EXERCISE BRIEF: Compute how many lines in the entries below contain "chart", and output nothing but the number.

── ENTRIES PROVIDED

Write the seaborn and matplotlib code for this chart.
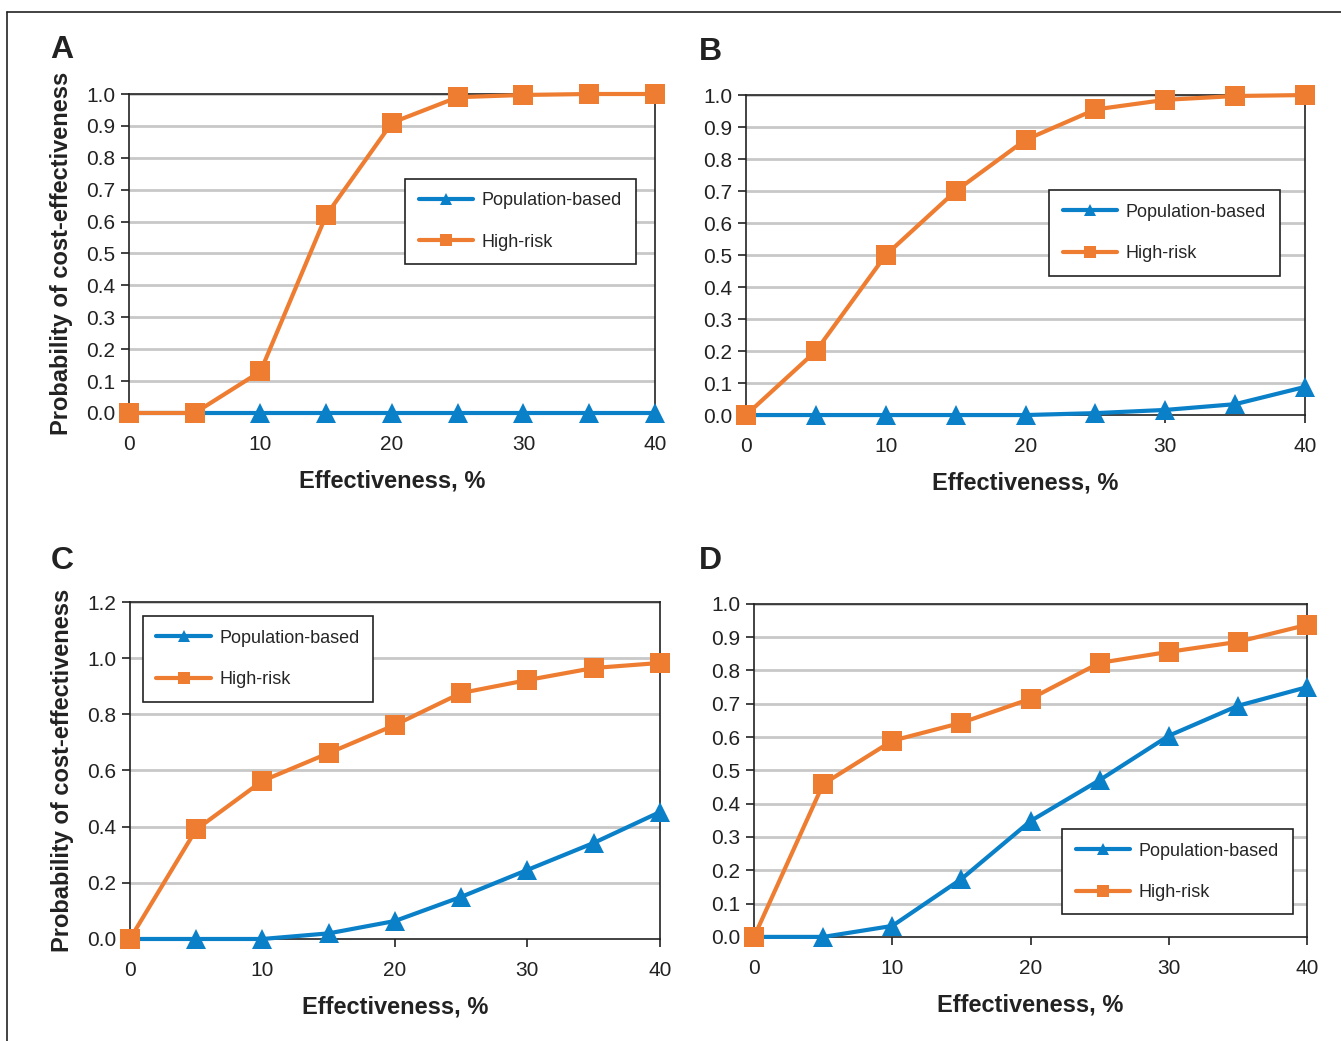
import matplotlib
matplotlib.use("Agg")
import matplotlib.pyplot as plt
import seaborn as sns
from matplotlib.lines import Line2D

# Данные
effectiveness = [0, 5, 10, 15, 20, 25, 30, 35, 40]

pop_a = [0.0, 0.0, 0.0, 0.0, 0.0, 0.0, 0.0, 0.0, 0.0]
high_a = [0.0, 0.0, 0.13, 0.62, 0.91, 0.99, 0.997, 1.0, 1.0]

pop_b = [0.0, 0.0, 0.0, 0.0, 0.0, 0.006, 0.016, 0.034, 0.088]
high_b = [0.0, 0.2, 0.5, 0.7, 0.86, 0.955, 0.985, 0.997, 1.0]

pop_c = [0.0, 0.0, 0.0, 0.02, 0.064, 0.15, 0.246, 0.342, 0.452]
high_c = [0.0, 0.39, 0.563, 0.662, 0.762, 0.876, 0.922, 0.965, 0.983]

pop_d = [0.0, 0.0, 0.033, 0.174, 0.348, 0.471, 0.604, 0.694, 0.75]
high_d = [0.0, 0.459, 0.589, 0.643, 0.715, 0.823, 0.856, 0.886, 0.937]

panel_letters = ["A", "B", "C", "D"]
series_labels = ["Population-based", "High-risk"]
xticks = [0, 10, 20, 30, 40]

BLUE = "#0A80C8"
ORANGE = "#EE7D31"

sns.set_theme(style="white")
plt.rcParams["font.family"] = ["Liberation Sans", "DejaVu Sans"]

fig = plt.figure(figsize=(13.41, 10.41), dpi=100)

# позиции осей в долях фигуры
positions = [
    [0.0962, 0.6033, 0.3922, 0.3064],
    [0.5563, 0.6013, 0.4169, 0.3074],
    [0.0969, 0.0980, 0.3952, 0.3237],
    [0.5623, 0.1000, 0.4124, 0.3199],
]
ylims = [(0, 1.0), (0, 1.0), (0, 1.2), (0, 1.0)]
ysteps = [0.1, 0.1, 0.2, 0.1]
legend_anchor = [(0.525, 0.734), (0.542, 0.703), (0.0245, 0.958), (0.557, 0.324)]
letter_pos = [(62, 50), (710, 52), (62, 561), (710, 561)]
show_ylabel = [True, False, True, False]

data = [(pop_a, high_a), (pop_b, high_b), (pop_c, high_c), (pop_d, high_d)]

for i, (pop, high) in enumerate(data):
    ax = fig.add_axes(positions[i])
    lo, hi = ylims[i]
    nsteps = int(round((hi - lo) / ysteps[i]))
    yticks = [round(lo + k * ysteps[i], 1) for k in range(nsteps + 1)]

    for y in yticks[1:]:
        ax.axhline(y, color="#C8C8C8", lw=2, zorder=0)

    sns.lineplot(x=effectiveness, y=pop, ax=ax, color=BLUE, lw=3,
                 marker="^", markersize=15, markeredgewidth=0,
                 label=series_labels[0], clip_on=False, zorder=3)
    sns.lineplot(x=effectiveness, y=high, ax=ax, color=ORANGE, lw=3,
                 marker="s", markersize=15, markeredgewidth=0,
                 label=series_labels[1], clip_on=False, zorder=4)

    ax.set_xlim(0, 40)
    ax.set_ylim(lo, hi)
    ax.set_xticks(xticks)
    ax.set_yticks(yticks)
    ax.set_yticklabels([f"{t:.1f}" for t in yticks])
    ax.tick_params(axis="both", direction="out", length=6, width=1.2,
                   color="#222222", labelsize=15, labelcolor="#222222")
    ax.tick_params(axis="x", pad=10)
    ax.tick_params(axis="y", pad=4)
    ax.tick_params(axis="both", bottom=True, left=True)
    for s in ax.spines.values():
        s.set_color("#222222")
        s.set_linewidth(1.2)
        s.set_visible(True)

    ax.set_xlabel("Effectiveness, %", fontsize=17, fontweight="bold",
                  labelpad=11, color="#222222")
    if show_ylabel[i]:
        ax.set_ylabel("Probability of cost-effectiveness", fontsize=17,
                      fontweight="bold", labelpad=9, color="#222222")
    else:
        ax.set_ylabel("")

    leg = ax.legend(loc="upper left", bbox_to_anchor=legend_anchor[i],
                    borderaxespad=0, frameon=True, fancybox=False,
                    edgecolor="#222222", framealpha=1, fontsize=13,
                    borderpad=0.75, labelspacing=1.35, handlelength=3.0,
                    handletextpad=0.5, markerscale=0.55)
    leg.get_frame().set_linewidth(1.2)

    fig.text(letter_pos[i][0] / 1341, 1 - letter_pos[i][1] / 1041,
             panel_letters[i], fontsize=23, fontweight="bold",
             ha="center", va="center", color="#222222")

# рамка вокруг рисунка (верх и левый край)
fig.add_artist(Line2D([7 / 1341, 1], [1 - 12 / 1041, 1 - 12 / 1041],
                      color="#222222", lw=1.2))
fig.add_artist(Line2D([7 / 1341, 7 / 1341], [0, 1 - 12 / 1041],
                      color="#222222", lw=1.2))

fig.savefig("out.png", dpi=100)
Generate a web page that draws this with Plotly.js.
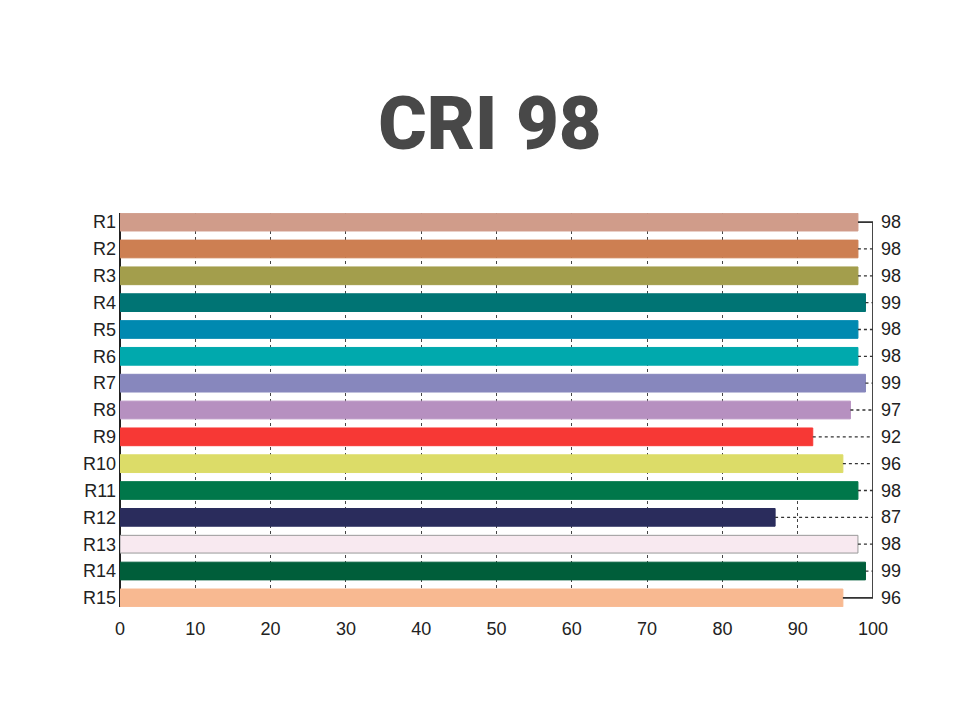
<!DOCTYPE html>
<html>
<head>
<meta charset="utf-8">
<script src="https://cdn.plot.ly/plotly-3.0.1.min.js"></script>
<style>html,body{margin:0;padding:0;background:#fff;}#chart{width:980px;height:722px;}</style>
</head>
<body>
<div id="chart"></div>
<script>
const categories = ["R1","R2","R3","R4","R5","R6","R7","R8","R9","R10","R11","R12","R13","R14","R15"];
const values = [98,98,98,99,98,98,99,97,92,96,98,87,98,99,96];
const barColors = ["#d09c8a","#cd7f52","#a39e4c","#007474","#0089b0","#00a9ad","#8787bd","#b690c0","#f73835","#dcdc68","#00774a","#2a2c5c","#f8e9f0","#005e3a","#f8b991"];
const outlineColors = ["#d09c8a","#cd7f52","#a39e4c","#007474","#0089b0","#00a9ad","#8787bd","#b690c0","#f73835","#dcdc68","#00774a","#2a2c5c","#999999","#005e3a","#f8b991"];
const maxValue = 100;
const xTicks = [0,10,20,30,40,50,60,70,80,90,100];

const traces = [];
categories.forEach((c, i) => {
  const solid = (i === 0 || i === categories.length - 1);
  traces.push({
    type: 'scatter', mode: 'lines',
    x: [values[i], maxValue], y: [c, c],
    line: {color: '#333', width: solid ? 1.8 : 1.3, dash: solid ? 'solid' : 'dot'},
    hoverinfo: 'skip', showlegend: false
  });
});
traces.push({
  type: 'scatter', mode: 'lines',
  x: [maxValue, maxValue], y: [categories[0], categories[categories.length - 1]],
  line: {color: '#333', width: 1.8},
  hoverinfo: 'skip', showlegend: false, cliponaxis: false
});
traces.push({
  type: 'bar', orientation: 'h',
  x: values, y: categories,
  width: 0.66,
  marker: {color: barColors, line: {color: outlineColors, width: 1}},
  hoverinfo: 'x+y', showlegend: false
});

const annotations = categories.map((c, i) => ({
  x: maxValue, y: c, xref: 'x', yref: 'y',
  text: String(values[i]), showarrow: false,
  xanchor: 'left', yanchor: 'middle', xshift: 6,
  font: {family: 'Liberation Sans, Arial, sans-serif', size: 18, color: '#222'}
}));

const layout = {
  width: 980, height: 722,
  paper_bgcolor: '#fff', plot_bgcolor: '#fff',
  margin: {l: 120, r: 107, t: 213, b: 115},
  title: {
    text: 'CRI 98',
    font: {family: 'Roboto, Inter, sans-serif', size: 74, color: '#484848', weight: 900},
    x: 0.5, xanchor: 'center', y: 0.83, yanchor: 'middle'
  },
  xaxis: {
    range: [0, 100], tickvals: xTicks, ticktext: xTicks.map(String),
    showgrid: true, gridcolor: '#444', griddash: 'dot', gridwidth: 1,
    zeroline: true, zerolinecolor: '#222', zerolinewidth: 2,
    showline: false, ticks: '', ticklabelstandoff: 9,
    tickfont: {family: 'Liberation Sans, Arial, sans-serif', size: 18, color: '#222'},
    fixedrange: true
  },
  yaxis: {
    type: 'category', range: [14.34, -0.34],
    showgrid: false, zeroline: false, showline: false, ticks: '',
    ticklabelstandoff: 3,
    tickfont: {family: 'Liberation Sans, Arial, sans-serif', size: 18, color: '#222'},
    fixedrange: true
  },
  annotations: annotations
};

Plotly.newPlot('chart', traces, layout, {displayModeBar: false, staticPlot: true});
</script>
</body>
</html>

────

EXERCISE OUTPUT: 4